Modestement, Mehdi Chouiten n’est pas avare non plus en conseils pour les jeunes qui ont “une grande volonté de bien faire”. C’est d’abord de “savoir canaliser cette énergie”, “avoir des objectifs et un plan pour les atteindre”, “être ouverts d’esprit” et aller “explorer des choses ailleurs quitte à revenir en Algérie”.
“ La preuve, moi, j’ai passé une bonne partie de mon parcours à l’étranger et je me retrouve à passer pas mal de temps en Algérie parce qu’il y a beaucoup de choses à faire et de nombreuses opportunités à saisir”, dit-il.

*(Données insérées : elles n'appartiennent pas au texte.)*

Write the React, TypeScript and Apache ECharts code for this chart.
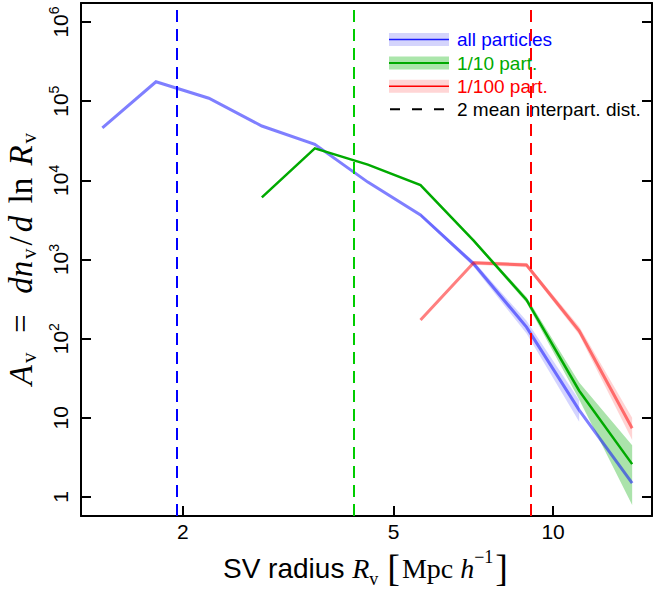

Mehdi Chouiten explique ensuite tout l’intérêt que l’Algérie a à développer l’intelligence artificielle, qui est un domaine très lié aux données.
“Qui dit données, dit souveraineté. On va manipuler des données sensibles dans le secteur de l’énergie, de la santé, de la défense, etc. Il faut avoir des solutions algériennes pour traiter des données et prendre des décisions grâce à l’intelligence artificielle”, explique le co-fondateur de Datategy. “Avoir des solutions qui sont maîtrisables pour le pays est un enjeu central”, insiste-t-il.
Les grandes puissances ont déjà pris conscience que l’intelligence artificielle est quelque chose de “stratégique”. Il faut donc à la fois financer ce secteur et inciter les grands groupes à “adopter l’intelligence artificielle avec des règles et des méthodologies qui sont adaptées au pays”, suggère-t-il.